所在地:愛知県名古屋市北区山田町
交通:名古屋市営地下鉄・大曽根駅下車
(傾向)近世は中世と違うようで違わない?
(対策)画一的な視線で物事を見るべからず。
17世紀後半に尾張藩内の学問祈祷所と名古屋城の鬼門除けの目的で、第2代藩主が太宰府天満宮から勧請しました。北野天満神社で少し触れたことですが、近世に入っても鬼門除けとは、中世の昔とさして変わらないようです。そう言えば、この神社と同時代に創建された小松天満宮も、小松城の鬼門除けなんですよねぇ。江戸城に対する上野寛永寺のように、江戸時代の宗教的防御装置は寺院というイメージがありましたが、地方においては必ずしもそうではなかったようです。
学問興隆か、さだまさしの言う「御霊信仰のしっぽ」か、あるいは別の要素が伏在するのか……。
『菅家文草』の活字本が出版されたり、長らくその内容が知られていなかった『菅家後集』が公刊されたり、『菅家伝』が再発見されたりと、江戸時代は天神信仰にとって転換期だったと思うのですが、そのことと鬼門除けに天神社を勧請することが関連するかは不明です。
臥牛が座っているのは拝殿の手前。狛犬よろしく左右対称に座っています。一方は口を開け、もう一方は閉じるということもなく、共に口を閉じ、しめ縄を背負い、同じように空を見上げています。
すぐそばに絵馬掛所(実際には「絵馬書き所」とありましたが)があり、さらにその奥には、吹きさらしになった、朱色の小さな建物が。
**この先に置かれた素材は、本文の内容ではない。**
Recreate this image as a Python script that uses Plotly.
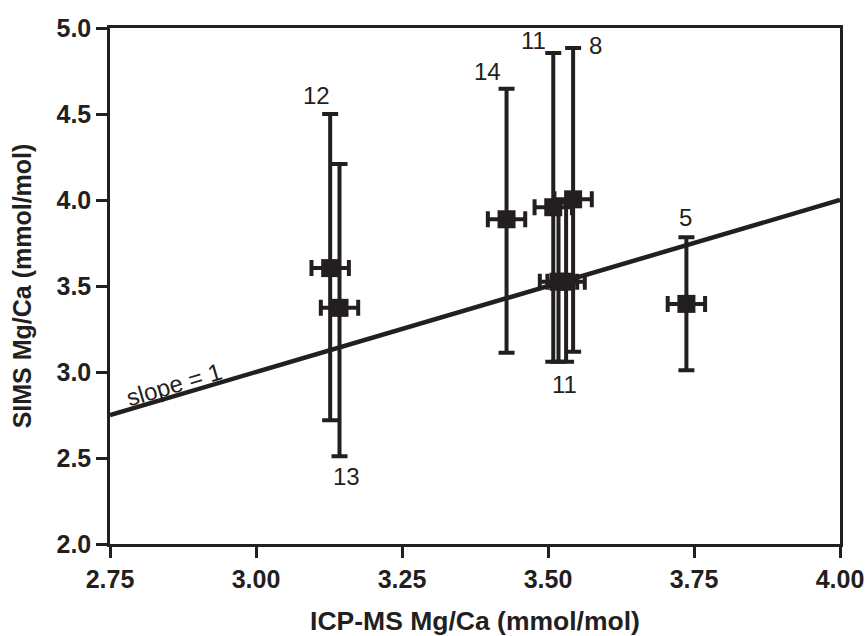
import plotly.graph_objects as go

# Data
icp_mgca = [3.127, 3.143, 3.429, 3.509, 3.518, 3.531, 3.543, 3.737]
sims_mgca = [3.604, 3.373, 3.888, 3.958, 3.525, 3.525, 4.004, 3.396]
sims_err_plus = [0.896, 0.837, 0.759, 0.897, 0.46, 0.46, 0.88, 0.388]
sims_err_minus = [0.884, 0.863, 0.776, 0.898, 0.465, 0.465, 0.886, 0.386]
icp_err = [0.032, 0.032, 0.032, 0.032, 0.032, 0.032, 0.032, 0.032]

label_text = ["12", "13", "14", "11", "8", "11", "5"]
label_x = [3.104, 3.155, 3.396, 3.476, 3.581, 3.528, 3.736]
label_y = [4.606, 2.394, 4.745, 4.925, 4.896, 2.927, 3.90]

slope_x = [2.75, 4.00]
slope_y = [2.75, 4.00]

x_ticks = [2.75, 3.00, 3.25, 3.50, 3.75, 4.00]
y_ticks = [2.0, 2.5, 3.0, 3.5, 4.0, 4.5, 5.0]

INK = "#231f20"
FONT = "Liberation Sans, Arial, sans-serif"

fig = go.Figure()

fig.add_trace(go.Scatter(
    x=slope_x, y=slope_y, mode="lines",
    line=dict(color=INK, width=4.5), showlegend=False, hoverinfo="skip",
))

fig.add_trace(go.Scatter(
    x=icp_mgca, y=sims_mgca, mode="markers",
    marker=dict(symbol="square", size=18, color=INK),
    error_y=dict(type="data", symmetric=False, array=sims_err_plus,
                 arrayminus=sims_err_minus, color=INK, thickness=4, width=8),
    error_x=dict(type="data", array=icp_err, color=INK, thickness=4, width=8),
    showlegend=False,
))

for t, lx, ly in zip(label_text, label_x, label_y):
    fig.add_annotation(x=lx, y=ly, text=t, showarrow=False,
                       font=dict(family=FONT, size=24, color=INK))

fig.add_annotation(x=2.86, y=2.93, text="slope = 1", showarrow=False,
                   textangle=-16.5, font=dict(family=FONT, size=24, color=INK))

fig.update_layout(
    width=866, height=636,
    margin=dict(l=110, r=26, t=28, b=92),
    plot_bgcolor="white", paper_bgcolor="white",
    font=dict(family=FONT, color=INK),
)

fig.update_xaxes(
    range=[2.75, 4.00], tickvals=x_ticks, tickformat=".2f", automargin=False,
    showgrid=False, zeroline=False, showline=True, mirror=True,
    linecolor=INK, linewidth=2.5, ticks="outside", ticklen=11, tickwidth=2.5,
    tickcolor=INK,
    tickfont=dict(family=FONT, size=25, color=INK, weight="bold"),
    title=dict(text="ICP-MS Mg/Ca (mmol/mol)", standoff=20,
               font=dict(family=FONT, size=26.5, color=INK, weight="bold")),
)
fig.update_yaxes(
    range=[2.0, 5.0], tickvals=y_ticks, tickformat=".1f", automargin=False,
    showgrid=False, zeroline=False, showline=True, mirror=True,
    linecolor=INK, linewidth=2.5, ticks="outside", ticklen=11, tickwidth=2.5,
    tickcolor=INK,
    tickfont=dict(family=FONT, size=25, color=INK, weight="bold"),
    title=dict(text="SIMS Mg/Ca (mmol/mol)", standoff=18,
               font=dict(family=FONT, size=25, color=INK, weight="bold")),
)

fig.write_html(
    "out.html",
    config={"displayModeBar": False},
    post_script="document.body.style.margin='0';document.body.style.overflow='hidden';",
)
近づいてみると、中央には回転台があり、小さな石の臥牛が大量の鈴を背負ってうずくまっています。初めて目にする光景に半ば戸惑いながら説明板を読むと、赤い紐のついた小さな鈴をこの牛に掛け、頭を志望校の方角に向けて合格を祈願するようです。方角が分からなければ願の掛けようがないと思いきや、そこは良くしたもので、この方向にどの都市があるか、梁のところにきちんと示されていました。